6/18/2015, 11:28 p.m.
  1. My registration was suspended because I didn’t have insurance. I have now paid my $14 reinstatement and registration renewal fees, and my insurance company indicates it has notified the DMV that I have insurance. Do I need to visit a DMV field office to obtain my registration renewal sticker?

No. Simply call our Customer Service Center at 1-800-777-0133 and inform the technician that you have paid your fees and need a registration sticker mailed to you. You will receive a call back to let you know the suspension has been removed.

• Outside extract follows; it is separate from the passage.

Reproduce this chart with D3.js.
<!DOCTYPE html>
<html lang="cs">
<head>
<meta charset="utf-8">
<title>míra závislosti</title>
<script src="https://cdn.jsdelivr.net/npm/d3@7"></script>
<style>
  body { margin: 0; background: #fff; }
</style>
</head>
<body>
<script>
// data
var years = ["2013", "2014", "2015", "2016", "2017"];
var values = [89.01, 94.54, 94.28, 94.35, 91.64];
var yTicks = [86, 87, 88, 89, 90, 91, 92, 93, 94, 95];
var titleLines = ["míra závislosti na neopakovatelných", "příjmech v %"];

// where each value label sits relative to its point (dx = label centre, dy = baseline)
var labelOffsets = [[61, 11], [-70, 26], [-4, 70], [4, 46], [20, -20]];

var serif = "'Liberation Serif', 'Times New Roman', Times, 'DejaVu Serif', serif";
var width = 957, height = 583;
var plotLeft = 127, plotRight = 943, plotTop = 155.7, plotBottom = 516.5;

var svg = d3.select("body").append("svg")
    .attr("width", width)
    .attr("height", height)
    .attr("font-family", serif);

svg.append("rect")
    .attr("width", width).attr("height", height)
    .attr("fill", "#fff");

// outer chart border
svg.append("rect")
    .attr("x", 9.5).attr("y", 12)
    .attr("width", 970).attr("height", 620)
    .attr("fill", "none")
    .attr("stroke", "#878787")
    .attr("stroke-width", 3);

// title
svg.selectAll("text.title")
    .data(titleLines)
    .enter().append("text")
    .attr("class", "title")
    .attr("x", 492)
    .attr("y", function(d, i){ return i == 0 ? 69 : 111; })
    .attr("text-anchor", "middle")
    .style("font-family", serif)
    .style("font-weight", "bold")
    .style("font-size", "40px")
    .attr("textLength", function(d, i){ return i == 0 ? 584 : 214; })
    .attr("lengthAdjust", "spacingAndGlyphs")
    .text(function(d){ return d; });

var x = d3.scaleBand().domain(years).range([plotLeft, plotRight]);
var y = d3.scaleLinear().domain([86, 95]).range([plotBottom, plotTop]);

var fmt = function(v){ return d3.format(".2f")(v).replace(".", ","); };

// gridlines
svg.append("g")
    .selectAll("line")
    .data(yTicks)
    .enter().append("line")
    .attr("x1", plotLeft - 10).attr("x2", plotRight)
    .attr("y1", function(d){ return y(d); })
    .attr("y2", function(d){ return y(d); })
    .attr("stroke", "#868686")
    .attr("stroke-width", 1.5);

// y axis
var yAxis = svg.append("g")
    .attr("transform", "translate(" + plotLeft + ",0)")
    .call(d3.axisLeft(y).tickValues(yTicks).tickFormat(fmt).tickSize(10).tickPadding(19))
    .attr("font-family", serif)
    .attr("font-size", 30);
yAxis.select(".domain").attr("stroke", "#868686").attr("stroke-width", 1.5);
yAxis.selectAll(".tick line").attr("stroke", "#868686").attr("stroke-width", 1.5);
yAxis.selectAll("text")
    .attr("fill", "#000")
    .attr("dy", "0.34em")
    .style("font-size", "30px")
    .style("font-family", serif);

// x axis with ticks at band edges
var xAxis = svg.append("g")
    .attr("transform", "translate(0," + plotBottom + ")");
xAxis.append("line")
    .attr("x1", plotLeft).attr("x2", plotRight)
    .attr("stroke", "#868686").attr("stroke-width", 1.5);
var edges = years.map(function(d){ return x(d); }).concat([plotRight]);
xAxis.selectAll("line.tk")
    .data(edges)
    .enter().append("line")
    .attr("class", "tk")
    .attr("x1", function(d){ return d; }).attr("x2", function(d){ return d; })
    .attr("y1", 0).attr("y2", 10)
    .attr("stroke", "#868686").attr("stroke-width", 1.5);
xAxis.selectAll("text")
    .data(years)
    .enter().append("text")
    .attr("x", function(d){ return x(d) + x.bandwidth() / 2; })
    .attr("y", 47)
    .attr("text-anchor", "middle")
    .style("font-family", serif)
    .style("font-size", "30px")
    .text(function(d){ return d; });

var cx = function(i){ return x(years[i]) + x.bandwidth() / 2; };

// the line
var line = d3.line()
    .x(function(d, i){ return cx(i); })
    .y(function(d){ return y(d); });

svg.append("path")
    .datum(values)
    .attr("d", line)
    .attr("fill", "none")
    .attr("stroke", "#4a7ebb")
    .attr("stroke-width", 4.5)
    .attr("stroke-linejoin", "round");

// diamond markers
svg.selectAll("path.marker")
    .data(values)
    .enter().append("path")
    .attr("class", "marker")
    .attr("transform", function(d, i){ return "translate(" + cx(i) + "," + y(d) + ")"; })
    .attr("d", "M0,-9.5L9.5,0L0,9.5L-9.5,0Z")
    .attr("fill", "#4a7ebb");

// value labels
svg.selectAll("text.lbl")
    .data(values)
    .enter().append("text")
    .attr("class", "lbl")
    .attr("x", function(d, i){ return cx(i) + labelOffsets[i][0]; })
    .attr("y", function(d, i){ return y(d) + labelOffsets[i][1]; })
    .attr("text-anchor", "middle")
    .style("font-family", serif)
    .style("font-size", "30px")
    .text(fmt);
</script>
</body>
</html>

You should receive your registration card and sticker within 7 to10 business days.

  1. How can I ensure that the person selling a vehicle is the actual owner?

Here are some helpful ways to verify that the seller is the owner of the vehicle: Ask for the Certificate of Ownership (title) and the seller’s identification to verify that the names match. Verify that the vehicle identification number matches the number on the title. Verify that you have the seller’s current contact information. When in doubt, set up an appointment at your local DMV for you and the seller to complete the transaction or find out what additional fees, signatures, or documentation are required.

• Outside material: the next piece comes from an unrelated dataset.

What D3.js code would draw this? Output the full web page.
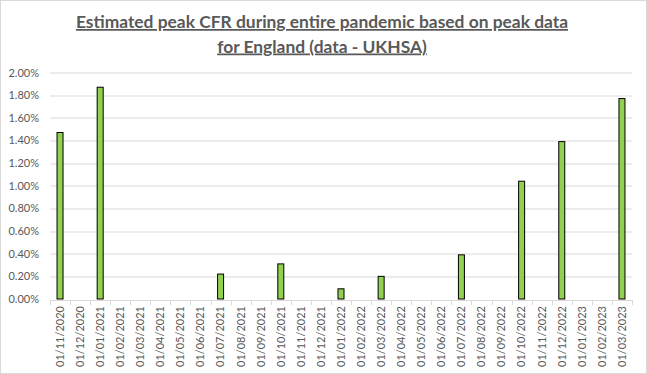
<!DOCTYPE html>
<html>
<head>
<meta charset="utf-8">
<script src="https://cdn.jsdelivr.net/npm/d3@7"></script>
<style>
  body { margin: 0; background: #fff; }
  svg { display: block; }
</style>
</head>
<body>
<svg width="647" height="374"></svg>
<script>
// months on the x axis, one value per month (CFR in %)
const months = ["01/11/2020","01/12/2020","01/01/2021","01/02/2021","01/03/2021","01/04/2021",
  "01/05/2021","01/06/2021","01/07/2021","01/08/2021","01/09/2021","01/10/2021","01/11/2021",
  "01/12/2021","01/01/2022","01/02/2022","01/03/2022","01/04/2022","01/05/2022","01/06/2022",
  "01/07/2022","01/08/2022","01/09/2022","01/10/2022","01/11/2022","01/12/2022","01/01/2023",
  "01/02/2023","01/03/2023"]
const cfr = [1.47, 0, 1.87, 0, 0, 0, 0, 0, 0.22, 0, 0, 0.31, 0, 0, 0.09, 0, 0.20, 0, 0, 0,
  0.39, 0, 0, 1.04, 0, 1.39, 0, 0, 1.77]
const yTicks = [0, 0.2, 0.4, 0.6, 0.8, 1.0, 1.2, 1.4, 1.6, 1.8, 2.0]
const titleLines = ["Estimated peak CFR during entire pandemic based on peak data",
  "for England (data - UKHSA)"]

const svg = d3.select("svg")
const width = 647, height = 374
const margin = { top: 72.5, right: 15, bottom: 75, left: 50 }
const plotW = width - margin.left - margin.right
const plotH = height - margin.top - margin.bottom
const grey = "#595959"
const font = "Lato, 'Open Sans', sans-serif"

// outer chart border
svg.append("rect")
  .attr("x", 0.5).attr("y", 0.5)
  .attr("width", width - 1).attr("height", height - 1)
  .attr("fill", "#fff").attr("stroke", "#d9d9d9")

// title
const title = svg.append("text")
  .attr("text-anchor", "middle")
  .attr("fill", grey)
  .style("font-family", font)
  .style("font-weight", "bold")
  .style("font-size", "17.4px")
  .style("text-decoration", "underline")
titleLines.forEach((t, i) => {
  title.append("tspan")
    .attr("x", 322).attr("y", 28 + i * 24.5)
    .text(t)
})

const g = svg.append("g")
  .attr("transform", `translate(${margin.left},${margin.top})`)

const x = d3.scaleBand().domain(months).range([0, plotW])
const y = d3.scaleLinear().domain([0, 2]).range([plotH, 0])

// gridlines
g.append("g").selectAll("line")
  .data(yTicks.slice(1))
  .join("line")
    .attr("x1", 0).attr("x2", plotW)
    .attr("y1", d => Math.round(y(d)) + 0.5)
    .attr("y2", d => Math.round(y(d)) + 0.5)
    .attr("stroke", "#d9d9d9")

// y axis labels
const yAxis = g.append("g")
  .call(d3.axisLeft(y).tickValues(yTicks).tickSize(0).tickPadding(11)
    .tickFormat(d => d.toFixed(2) + "%"))
yAxis.select(".domain").remove()
yAxis.selectAll("text")
  .attr("fill", grey)
  .style("font-family", font)
  .style("font-size", "11px")

// bars
g.append("g").selectAll("rect")
  .data(cfr.map((v, i) => ({ m: months[i], v })).filter(d => d.v > 0))
  .join("rect")
    .attr("x", d => x(d.m) + x.bandwidth() / 2 - 3)
    .attr("y", d => y(d.v))
    .attr("width", 6)
    .attr("height", d => plotH - y(d.v))
    .attr("fill", "#92d050")
    .attr("stroke", "#000")
    .attr("stroke-width", 1)

// x axis
const xAxisG = g.append("g")
  .attr("transform", `translate(0,${Math.round(plotH) + 0.5})`)
  .call(d3.axisBottom(x).tickSize(0).tickPadding(6))
xAxisG.select(".domain").attr("stroke", "#d9d9d9")
xAxisG.selectAll("text")
  .attr("fill", grey)
  .style("font-family", font)
  .style("font-size", "11px")
  .attr("transform", "rotate(-90)")
  .attr("text-anchor", "end")
  .attr("dx", "-6")
  .attr("dy", "0.35em")
  .attr("y", 0)
// tick marks on category boundaries
xAxisG.append("g").selectAll("line")
  .data(d3.range(months.length + 1))
  .join("line")
    .attr("x1", i => Math.round(i * x.step()) + 0.5)
    .attr("x2", i => Math.round(i * x.step()) + 0.5)
    .attr("y1", 0).attr("y2", 5)
    .attr("stroke", "#d9d9d9")
</script>
</body>
</html>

  1. The DMV has started using Touch Screen technology to administer the driver knowledge exam. How is it different from the written version?

Instead of using a paper and pencil to the take the exam, you now simply touch the correct answer on a monitor screen. The Touch Screen system guides you through the testing process and gives you immediate feedback if you answer a question incorrectly. This technology reduces test times, improves field office wait times, minimizes fraud by randomizing test questions and answers, and provides easier maintenance of test questions. Make sure you review the California Driver Handbook. You can find it at www.dmv.ca.gov. Do not forget to make an appointment to take the test. Good luck!

  1. I just turned 70 years old and was required to visit my local DMV office in order to renew by driver license. Is this a common practice?

Yes. When a person turns 70 years old, the DMV requires every driver to visit a DMV office to take written and vision tests. Every senior driver will be required to take those exams every 5 years. The DMV understands the important connection between driving and independence and keeps this in mind during the evaluation. Getting older does not automatically make you a poor driver, but the reality is, that at some point, all of us will face a decline in our physical, visual, or mental abilities which can impair our ability to drive safely.